[Records excerpted from a collection]
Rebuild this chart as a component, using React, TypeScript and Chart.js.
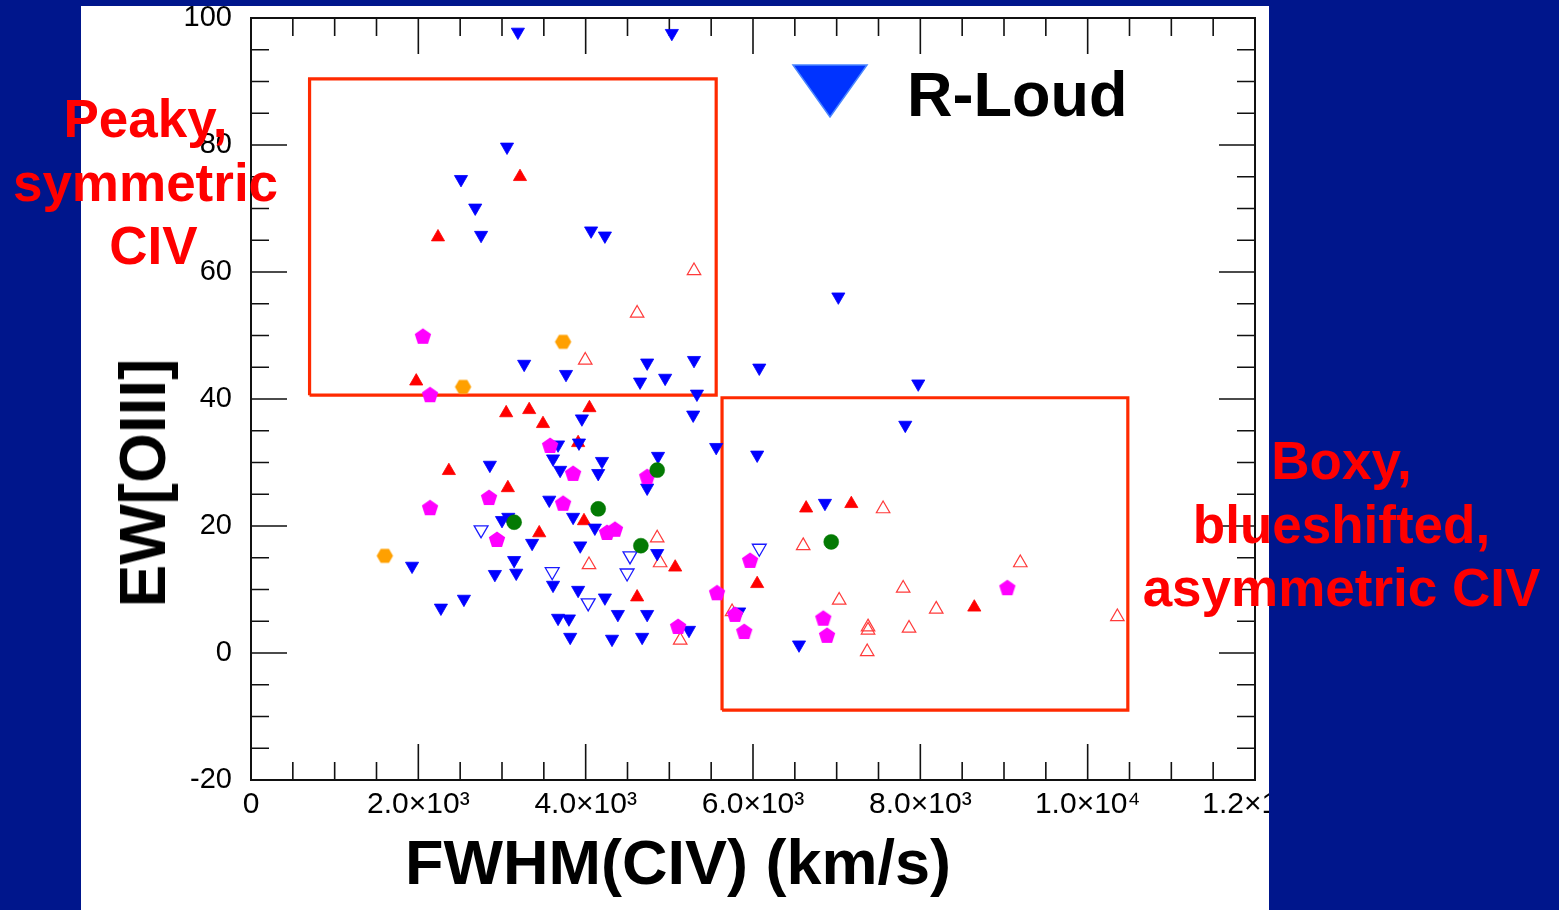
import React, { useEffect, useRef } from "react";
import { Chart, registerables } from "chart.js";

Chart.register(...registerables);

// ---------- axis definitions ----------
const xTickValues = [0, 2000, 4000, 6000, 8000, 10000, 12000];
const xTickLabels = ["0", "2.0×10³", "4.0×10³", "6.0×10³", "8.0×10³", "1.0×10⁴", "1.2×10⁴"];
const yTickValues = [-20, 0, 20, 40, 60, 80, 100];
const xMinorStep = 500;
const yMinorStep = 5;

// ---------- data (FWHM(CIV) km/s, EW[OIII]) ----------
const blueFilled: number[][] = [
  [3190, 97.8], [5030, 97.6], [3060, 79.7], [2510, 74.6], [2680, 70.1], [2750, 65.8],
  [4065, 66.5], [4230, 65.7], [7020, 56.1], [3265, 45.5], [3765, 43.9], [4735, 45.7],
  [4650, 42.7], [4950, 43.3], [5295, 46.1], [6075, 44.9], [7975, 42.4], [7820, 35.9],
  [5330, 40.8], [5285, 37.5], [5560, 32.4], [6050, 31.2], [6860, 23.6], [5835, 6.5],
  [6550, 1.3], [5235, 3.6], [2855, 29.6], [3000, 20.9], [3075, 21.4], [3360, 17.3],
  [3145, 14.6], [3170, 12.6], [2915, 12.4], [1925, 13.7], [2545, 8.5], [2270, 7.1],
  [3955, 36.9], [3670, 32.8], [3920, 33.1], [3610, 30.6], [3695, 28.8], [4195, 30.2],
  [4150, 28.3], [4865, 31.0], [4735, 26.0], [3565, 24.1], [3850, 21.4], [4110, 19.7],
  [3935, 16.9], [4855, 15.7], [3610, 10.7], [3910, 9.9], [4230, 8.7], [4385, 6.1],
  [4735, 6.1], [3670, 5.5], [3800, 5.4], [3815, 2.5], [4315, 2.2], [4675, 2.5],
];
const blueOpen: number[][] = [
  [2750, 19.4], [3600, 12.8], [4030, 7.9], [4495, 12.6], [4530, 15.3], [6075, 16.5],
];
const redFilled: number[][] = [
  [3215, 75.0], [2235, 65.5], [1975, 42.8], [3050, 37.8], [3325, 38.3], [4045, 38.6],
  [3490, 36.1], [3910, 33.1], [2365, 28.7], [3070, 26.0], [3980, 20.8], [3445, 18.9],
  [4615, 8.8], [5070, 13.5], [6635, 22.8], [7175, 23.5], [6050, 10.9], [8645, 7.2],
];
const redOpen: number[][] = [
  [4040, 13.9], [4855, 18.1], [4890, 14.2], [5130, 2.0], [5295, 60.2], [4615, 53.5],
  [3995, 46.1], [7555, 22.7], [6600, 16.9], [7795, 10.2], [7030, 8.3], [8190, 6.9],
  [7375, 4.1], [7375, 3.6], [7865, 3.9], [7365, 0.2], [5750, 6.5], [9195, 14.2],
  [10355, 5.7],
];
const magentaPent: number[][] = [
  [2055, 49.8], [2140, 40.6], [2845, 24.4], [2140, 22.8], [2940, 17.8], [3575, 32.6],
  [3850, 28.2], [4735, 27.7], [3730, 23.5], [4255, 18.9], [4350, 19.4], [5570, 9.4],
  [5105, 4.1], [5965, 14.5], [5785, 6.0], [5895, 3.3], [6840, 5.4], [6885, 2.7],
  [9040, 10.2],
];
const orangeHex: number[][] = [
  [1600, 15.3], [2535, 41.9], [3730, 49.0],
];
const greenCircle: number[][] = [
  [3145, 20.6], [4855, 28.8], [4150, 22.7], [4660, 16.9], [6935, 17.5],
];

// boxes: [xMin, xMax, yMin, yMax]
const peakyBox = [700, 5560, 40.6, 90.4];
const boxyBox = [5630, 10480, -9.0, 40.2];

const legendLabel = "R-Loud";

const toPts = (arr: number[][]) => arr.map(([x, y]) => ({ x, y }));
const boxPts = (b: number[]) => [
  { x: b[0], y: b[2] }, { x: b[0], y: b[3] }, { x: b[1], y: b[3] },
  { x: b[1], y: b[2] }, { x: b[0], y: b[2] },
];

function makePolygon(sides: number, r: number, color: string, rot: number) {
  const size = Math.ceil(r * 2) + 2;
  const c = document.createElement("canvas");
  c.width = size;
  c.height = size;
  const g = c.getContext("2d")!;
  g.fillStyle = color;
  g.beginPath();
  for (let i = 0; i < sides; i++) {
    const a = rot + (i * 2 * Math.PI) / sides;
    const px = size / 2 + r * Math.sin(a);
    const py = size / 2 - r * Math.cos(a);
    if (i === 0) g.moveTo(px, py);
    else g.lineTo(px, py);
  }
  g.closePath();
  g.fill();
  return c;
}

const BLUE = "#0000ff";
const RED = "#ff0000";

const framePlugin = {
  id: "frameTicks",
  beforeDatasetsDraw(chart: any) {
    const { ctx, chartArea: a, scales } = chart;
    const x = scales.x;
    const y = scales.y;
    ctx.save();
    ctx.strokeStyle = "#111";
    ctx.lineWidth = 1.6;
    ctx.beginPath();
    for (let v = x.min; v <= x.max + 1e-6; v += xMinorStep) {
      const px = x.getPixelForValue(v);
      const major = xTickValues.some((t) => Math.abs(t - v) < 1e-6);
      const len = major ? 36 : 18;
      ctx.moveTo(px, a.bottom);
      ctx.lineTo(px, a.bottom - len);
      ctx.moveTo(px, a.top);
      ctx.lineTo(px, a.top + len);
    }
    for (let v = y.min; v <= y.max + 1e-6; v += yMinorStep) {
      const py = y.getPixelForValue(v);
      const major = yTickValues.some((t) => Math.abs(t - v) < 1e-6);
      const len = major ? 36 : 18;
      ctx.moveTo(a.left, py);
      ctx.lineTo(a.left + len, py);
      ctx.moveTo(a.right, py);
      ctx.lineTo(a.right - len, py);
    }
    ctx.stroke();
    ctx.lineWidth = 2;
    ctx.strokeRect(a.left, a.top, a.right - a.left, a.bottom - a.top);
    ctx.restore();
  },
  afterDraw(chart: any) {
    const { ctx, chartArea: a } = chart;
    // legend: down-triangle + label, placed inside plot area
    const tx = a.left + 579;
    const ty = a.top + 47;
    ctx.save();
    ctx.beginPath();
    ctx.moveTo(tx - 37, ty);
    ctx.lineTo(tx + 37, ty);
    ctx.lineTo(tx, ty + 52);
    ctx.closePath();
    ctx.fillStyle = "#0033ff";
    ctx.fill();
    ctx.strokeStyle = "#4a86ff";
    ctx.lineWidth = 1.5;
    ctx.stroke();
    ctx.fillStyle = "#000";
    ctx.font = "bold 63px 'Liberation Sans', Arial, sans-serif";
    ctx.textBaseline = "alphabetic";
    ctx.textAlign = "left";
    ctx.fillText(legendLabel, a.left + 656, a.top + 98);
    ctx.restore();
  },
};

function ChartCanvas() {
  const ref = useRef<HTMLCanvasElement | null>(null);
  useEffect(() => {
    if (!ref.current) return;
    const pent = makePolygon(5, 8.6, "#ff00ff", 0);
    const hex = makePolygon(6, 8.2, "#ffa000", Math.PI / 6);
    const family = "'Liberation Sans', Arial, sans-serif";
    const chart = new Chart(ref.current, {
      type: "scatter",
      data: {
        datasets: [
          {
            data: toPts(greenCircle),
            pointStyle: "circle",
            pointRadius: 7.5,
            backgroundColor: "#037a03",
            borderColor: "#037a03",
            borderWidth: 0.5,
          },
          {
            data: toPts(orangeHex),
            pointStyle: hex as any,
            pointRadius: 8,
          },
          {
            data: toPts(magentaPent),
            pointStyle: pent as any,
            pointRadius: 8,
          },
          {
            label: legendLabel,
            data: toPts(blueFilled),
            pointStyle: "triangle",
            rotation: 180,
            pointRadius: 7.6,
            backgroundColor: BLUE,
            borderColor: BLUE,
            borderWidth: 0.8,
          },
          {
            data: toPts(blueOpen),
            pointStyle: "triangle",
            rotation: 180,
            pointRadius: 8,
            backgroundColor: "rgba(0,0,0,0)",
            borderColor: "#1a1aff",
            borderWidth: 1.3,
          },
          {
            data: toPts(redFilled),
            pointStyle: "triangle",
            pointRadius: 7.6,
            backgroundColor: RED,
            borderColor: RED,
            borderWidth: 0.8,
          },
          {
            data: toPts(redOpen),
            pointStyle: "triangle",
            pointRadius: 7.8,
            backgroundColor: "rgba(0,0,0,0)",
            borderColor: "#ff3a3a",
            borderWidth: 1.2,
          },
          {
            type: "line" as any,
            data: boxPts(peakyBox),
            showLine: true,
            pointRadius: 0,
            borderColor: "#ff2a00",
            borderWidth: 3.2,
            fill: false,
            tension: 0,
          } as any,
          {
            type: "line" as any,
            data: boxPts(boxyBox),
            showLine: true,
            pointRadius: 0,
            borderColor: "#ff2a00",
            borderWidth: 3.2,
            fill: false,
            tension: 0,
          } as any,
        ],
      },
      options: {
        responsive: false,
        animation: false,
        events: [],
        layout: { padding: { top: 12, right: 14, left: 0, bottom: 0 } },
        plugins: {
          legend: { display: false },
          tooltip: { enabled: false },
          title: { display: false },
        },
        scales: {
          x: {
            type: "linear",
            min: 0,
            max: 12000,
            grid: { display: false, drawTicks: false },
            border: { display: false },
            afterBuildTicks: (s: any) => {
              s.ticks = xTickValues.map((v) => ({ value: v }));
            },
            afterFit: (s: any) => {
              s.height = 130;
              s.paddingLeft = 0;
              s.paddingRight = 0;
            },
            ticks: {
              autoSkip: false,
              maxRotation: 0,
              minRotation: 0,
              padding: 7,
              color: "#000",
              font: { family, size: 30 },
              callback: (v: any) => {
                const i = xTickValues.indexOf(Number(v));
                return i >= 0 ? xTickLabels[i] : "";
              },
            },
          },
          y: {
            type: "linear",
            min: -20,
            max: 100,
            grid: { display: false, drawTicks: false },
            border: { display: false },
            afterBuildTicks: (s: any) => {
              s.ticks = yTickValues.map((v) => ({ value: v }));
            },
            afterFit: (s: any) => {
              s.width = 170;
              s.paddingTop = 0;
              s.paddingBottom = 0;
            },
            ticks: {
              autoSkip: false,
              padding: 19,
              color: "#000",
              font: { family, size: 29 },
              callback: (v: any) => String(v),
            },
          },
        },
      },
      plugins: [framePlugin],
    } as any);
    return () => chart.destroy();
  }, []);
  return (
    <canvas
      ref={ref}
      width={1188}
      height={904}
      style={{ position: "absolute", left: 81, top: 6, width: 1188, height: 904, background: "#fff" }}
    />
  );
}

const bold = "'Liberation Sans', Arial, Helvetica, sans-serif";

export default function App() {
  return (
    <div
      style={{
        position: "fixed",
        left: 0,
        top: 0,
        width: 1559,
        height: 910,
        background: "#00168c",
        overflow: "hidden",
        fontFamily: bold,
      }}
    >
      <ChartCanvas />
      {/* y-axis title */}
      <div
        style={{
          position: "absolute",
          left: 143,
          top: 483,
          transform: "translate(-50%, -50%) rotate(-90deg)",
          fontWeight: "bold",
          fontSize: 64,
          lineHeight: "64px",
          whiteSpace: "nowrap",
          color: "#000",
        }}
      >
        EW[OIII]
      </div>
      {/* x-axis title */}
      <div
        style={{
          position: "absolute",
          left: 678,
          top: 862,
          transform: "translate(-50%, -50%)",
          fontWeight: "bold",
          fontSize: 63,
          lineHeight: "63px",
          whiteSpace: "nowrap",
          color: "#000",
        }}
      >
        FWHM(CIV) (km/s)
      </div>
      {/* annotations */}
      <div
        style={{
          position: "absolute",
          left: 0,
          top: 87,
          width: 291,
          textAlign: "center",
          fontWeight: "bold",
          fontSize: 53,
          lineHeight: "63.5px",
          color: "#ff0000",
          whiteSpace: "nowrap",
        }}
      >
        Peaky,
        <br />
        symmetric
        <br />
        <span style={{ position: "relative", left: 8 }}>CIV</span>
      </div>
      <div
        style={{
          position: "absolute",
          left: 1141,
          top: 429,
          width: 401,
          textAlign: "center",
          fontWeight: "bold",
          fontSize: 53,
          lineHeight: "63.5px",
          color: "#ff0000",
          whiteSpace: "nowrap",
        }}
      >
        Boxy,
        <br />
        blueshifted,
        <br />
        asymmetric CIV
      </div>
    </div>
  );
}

--

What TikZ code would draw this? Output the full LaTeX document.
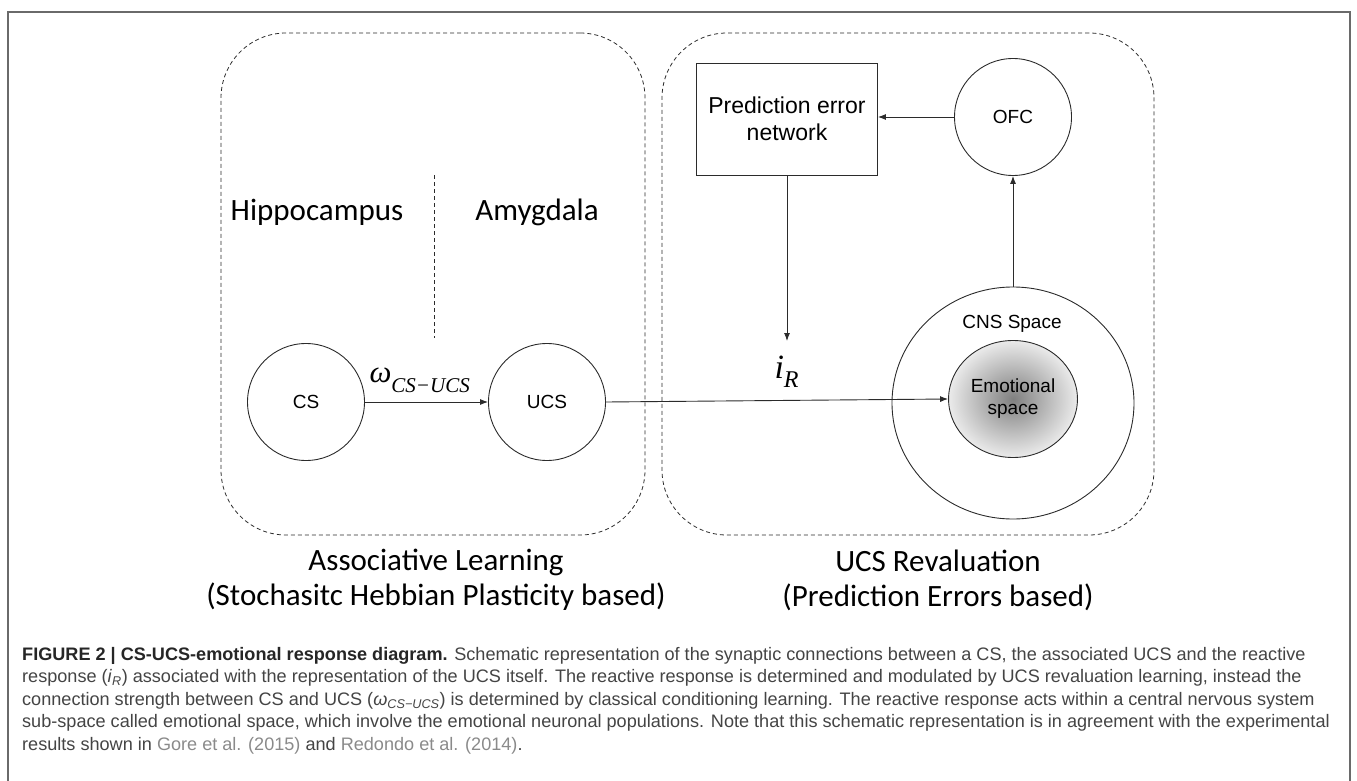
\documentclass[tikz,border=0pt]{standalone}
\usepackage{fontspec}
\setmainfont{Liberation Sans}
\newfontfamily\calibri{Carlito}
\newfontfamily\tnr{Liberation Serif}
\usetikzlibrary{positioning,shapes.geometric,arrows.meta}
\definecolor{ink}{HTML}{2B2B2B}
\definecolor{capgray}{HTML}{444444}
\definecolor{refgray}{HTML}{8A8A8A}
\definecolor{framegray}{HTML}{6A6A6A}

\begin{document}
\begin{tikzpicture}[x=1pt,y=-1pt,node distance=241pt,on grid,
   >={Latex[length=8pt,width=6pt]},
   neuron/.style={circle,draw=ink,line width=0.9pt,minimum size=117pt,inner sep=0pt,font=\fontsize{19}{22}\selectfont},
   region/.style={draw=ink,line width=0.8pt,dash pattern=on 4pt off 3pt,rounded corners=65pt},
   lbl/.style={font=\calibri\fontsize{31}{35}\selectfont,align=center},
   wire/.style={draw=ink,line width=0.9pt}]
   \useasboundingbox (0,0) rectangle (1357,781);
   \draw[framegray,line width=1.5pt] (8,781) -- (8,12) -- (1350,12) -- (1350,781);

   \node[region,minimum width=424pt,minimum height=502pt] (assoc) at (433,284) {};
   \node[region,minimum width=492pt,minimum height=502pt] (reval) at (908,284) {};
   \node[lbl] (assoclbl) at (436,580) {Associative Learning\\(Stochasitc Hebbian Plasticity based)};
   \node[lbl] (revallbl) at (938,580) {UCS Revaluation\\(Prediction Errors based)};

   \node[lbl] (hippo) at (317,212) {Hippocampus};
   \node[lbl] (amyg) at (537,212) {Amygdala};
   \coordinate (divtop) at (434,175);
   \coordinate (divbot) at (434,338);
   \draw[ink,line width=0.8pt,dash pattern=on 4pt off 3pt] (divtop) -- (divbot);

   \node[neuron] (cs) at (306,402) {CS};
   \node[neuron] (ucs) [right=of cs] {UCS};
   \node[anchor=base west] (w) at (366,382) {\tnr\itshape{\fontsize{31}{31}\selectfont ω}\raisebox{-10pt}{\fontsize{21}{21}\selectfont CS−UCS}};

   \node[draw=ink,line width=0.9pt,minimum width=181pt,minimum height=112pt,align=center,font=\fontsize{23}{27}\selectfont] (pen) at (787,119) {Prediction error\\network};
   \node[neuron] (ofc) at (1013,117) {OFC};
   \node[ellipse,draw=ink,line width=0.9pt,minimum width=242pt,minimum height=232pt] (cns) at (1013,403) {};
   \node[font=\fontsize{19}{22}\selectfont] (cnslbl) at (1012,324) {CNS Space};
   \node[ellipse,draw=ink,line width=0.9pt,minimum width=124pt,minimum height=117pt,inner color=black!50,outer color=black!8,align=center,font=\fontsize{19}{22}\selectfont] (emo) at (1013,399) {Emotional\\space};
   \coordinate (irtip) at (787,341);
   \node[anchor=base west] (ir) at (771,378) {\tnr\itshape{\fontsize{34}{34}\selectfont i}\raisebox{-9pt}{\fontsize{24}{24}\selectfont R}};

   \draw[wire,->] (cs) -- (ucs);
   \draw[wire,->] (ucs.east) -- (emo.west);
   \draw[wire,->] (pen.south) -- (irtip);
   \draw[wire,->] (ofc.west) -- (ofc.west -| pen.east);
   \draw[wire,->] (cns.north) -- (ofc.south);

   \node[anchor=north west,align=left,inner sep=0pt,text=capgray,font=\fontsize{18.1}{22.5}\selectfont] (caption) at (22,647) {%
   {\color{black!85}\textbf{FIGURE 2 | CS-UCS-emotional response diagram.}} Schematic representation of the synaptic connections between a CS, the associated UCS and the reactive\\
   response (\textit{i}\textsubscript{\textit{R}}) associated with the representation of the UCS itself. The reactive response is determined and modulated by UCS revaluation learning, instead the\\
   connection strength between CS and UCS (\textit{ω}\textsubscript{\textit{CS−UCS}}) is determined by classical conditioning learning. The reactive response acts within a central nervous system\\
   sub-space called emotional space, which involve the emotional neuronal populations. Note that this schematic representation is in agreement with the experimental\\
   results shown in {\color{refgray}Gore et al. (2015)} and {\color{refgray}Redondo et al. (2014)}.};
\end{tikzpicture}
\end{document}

> [EXERCISE DIRECTIONS]: Exclude any pictures, and restate word for word the lines from the one containing "Rebuild this chart" through the one containing "Chart.register(...registerables);", both included.

> [SOLUTION TO THIS PROBLEM]:
Rebuild this chart as a component, using React, TypeScript and Chart.js.
import React, { useEffect, useRef } from "react";
import { Chart, registerables } from "chart.js";

Chart.register(...registerables);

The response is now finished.